On April 14, 2026, the Spanish government approved a reform of the Immigration Regulation that opens the way to the emergency legalization of approximately 500,000 migrants already living in the country without regularized status. At the briefing following the Council of Ministers meeting, the authorities presented the measure as a response to “social urgency” and as a way to bring into the legal sphere people who are already living and working in Spain.
According to the press conference materials and subsequent clarifications, the key innovation is the introduction of the so-called extraordinary arraigo (arraigo extraordinario), as well as a separate mechanism for applicants for international protection who filed their application before January 1, 2026. This means that the legalization will affect not only undocumented people who have long been living in Spain, but also some of those whose asylum cases have not yet been finalized.
Main conditions:
- The applicant must have been in Spain before January 1, 2026, and must prove at least five months of continuous residence in the country before submitting the application.
- A clean criminal record is mandatory.
- The authorities also emphasize that the applicant must not pose a threat to public order.
- The applicant must prove at least one of the following grounds: employment ties or an employment plan, family in Spain, or social vulnerability.
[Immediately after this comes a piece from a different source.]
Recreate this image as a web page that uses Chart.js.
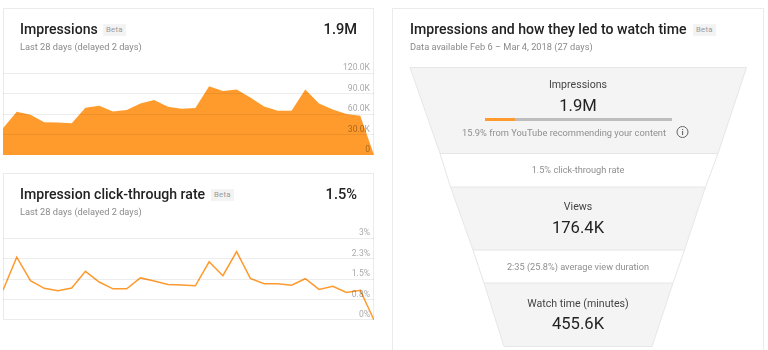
<!DOCTYPE html>
<html><head><meta charset="utf-8">
<script src="https://cdn.jsdelivr.net/npm/chart.js@4"></script>
<style>
html,body{margin:0;padding:0;background:#fff;overflow:hidden}
#root{position:relative;width:768px;height:350px;overflow:hidden;font-family:Roboto,sans-serif;filter:blur(.35px)}
.card{position:absolute;box-sizing:border-box;border:1px solid #ebebeb;background:#fff}
.t{position:absolute;white-space:nowrap;transform:translateY(-50%);line-height:1}
.c{transform:translate(-50%,-50%)}
.r{transform:translate(-100%,-50%)}
.title{font-size:14.1px;font-weight:500;color:#222}
.val{font-size:14.6px;font-weight:500;color:#222}
.sub{font-size:9.25px;color:#8a8a8a}
.beta{font-size:7.8px;color:#9a9a9a;background:#f3f3f3;padding:2px 3px;letter-spacing:.2px}
.stage{font-size:10.6px;color:#444}
.big{font-size:16.6px;color:#222}
.note{font-size:9.2px;color:#8f8f8f}
canvas{position:absolute}
svg{position:absolute;left:0;top:0}
</style></head><body>
<div id="root">
  <div class="card" style="left:3px;top:8px;width:371px;height:147px"></div>
  <div class="card" style="left:3px;top:173px;width:371px;height:147px"></div>
  <div class="card" style="left:392px;top:8px;width:372px;height:350px"></div>

  <div style="position:absolute;left:3px;top:60px;width:371px;height:95px"><canvas id="imp"></canvas></div>
  <div style="position:absolute;left:3px;top:225px;width:371px;height:95px"><canvas id="ctr"></canvas></div>

  <span class="t title" style="left:20px;top:29px">Impressions</span>
  <span class="t beta" style="left:103px;top:30px">Beta</span>
  <span class="t val r" style="left:357px;top:29px">1.9M</span>
  <span class="t sub" style="left:20px;top:47px">Last 28 days (delayed 2 days)</span>

  <span class="t title" style="left:20px;top:194px">Impression click-through rate</span>
  <span class="t beta" style="left:211px;top:195px">Beta</span>
  <span class="t val r" style="left:357px;top:194px">1.5%</span>
  <span class="t sub" style="left:20px;top:212px">Last 28 days (delayed 2 days)</span>

  <span class="t title" style="left:410px;top:29px">Impressions and how they led to watch time</span>
  <span class="t beta" style="left:693px;top:30px">Beta</span>
  <span class="t sub" style="left:410px;top:47px">Data available Feb 6 – Mar 4, 2018 (27 days)</span>

  <svg width="768" height="350">
    <g fill="#f4f4f4" stroke="#e6e6e6" stroke-width="1">
      <polygon points="410,67.5 746.5,67.5 718,153.5 440,153.5"/>
      <polygon points="450.5,187 705.5,187 684.5,250 473,250"/>
      <polygon points="484,283 673,283 652,346.5 504,346.5"/>
    </g>
    <g stroke="#e6e6e6" stroke-width="1">
      <line x1="440" y1="153.5" x2="450.5" y2="187"/>
      <line x1="718" y1="153.5" x2="705.5" y2="187"/>
      <line x1="473" y1="250" x2="484" y2="283"/>
      <line x1="684.5" y1="250" x2="673" y2="283"/>
    </g>
    <rect x="485" y="118" width="30" height="3" fill="#ff9a2e"/>
    <rect x="515" y="118" width="157" height="3" fill="#bdbdbd"/>
    <circle cx="682.5" cy="132" r="5.5" fill="none" stroke="#666" stroke-width="1"/>
    <rect x="682" y="131" width="1.1" height="4" fill="#666"/>
    <rect x="682" y="129" width="1.1" height="1.1" fill="#666"/>
  </svg>

  <span class="t stage c" style="left:578px;top:84.5px">Impressions</span>
  <span class="t big c" style="left:578px;top:105.5px">1.9M</span>
  <span class="t note c" style="left:564px;top:132.5px;font-size:9.3px">15.9% from YouTube recommending your content</span>
  <span class="t note c" style="left:578px;top:170px">1.5% click-through rate</span>
  <span class="t stage c" style="left:578px;top:206.5px">Views</span>
  <span class="t big c" style="left:578px;top:227.5px">176.4K</span>
  <span class="t note c" style="left:578px;top:267px">2:35 (25.8%) average view duration</span>
  <span class="t stage c" style="left:578px;top:303.5px">Watch time (minutes)</span>
  <span class="t big c" style="left:578px;top:323.5px">455.6K</span>
</div>
<script>
const days = Array.from({length:28},(_, i)=>'D'+(i+1));
const impressions = [39200,63200,58800,48000,47500,46500,69000,72000,63700,66000,75500,80400,70500,67600,68600,100500,93600,96000,84000,71000,64700,64700,96000,75500,66600,60000,57300,0];
const clickRate = [1.09,2.3,1.44,1.16,1.07,1.17,1.78,1.39,1.14,1.14,1.54,1.43,1.30,1.28,1.25,2.13,1.62,2.5,1.52,1.33,1.33,1.27,1.51,1.12,1.23,1.01,1.09,0];
const impTicks = {0:'0',30000:'30.0K',60000:'60.0K',90000:'90.0K',120000:'120.0K'};
const ctrTicks = [[0,'0%'],[0.75,'0.8%'],[1.5,'1.5%'],[2.25,'2.3%'],[3,'3%']];
const noPad = s => { s.paddingLeft = 0; s.paddingRight = 0; s.paddingTop = 0; s.paddingBottom = 0; };

function makeChart(id, values, max, step, fmt, fill){
  new Chart(document.getElementById(id),{
    type:'line',
    data:{labels:days,datasets:[{
      data:values,
      borderColor:'#ff9a2e',
      borderWidth:fill?0:1.5,
      backgroundColor:fill?'rgba(255,152,38,.97)':'transparent',
      fill:fill?'origin':false,
      pointRadius:0,
      pointHoverRadius:0,
      tension:0,
      clip:false
    }]},
    options:{
      responsive:true,maintainAspectRatio:false,animation:false,
      layout:{autoPadding:false,padding:{top:13,bottom:0,left:0,right:0}},
      plugins:{legend:{display:false},tooltip:{enabled:false}},
      scales:{
        x:{display:false,offset:false,afterFit:noPad},
        y:{
          position:'right',min:0,max:max,
          afterFit:s=>{noPad(s);s.width=0;},
          border:{display:false},
          grid:{color:'rgba(0,0,0,.07)',lineWidth:1,drawTicks:false,z:1},
          ticks:{mirror:true,z:2,stepSize:step,padding:-4,labelOffset:-5,color:'rgba(0,0,0,.36)',
            font:{family:'Roboto',size:8.6},callback:fmt}
        }
      }
    }
  });
}
makeChart('imp',impressions,120000,30000,v=>impTicks[v],true);
makeChart('ctr',clickRate,3,0.75,v=>{const m=ctrTicks.find(t=>t[0]===v);return m?m[1]:'';},false);
</script>
</body></html>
Online applications open on April 16, 2026, in-person applications begin on April 20, and the filing window will remain open until June 30, 2026. Once the application has been accepted for review, the migrant will be allowed to work legally on a temporary basis even before the final decision is made. This is one of the most important practical points of the reform, as it gives people a chance to leave the grey labor market immediately. The maximum processing time is 3 months; if no response is issued, the application will be considered rejected under the rule of administrative silence.
To process such a volume of applications, the state is involving not only migration services. The authorities are also engaging Correos, as well as the state-owned group TRAGSA and its subsidiary TRAGSATEC, for document intake and technical processing.
By scale, this is one of the largest migration reforms in Spain in the last two decades. The last major legalization took place in 2005 and covered more than 576,000 people.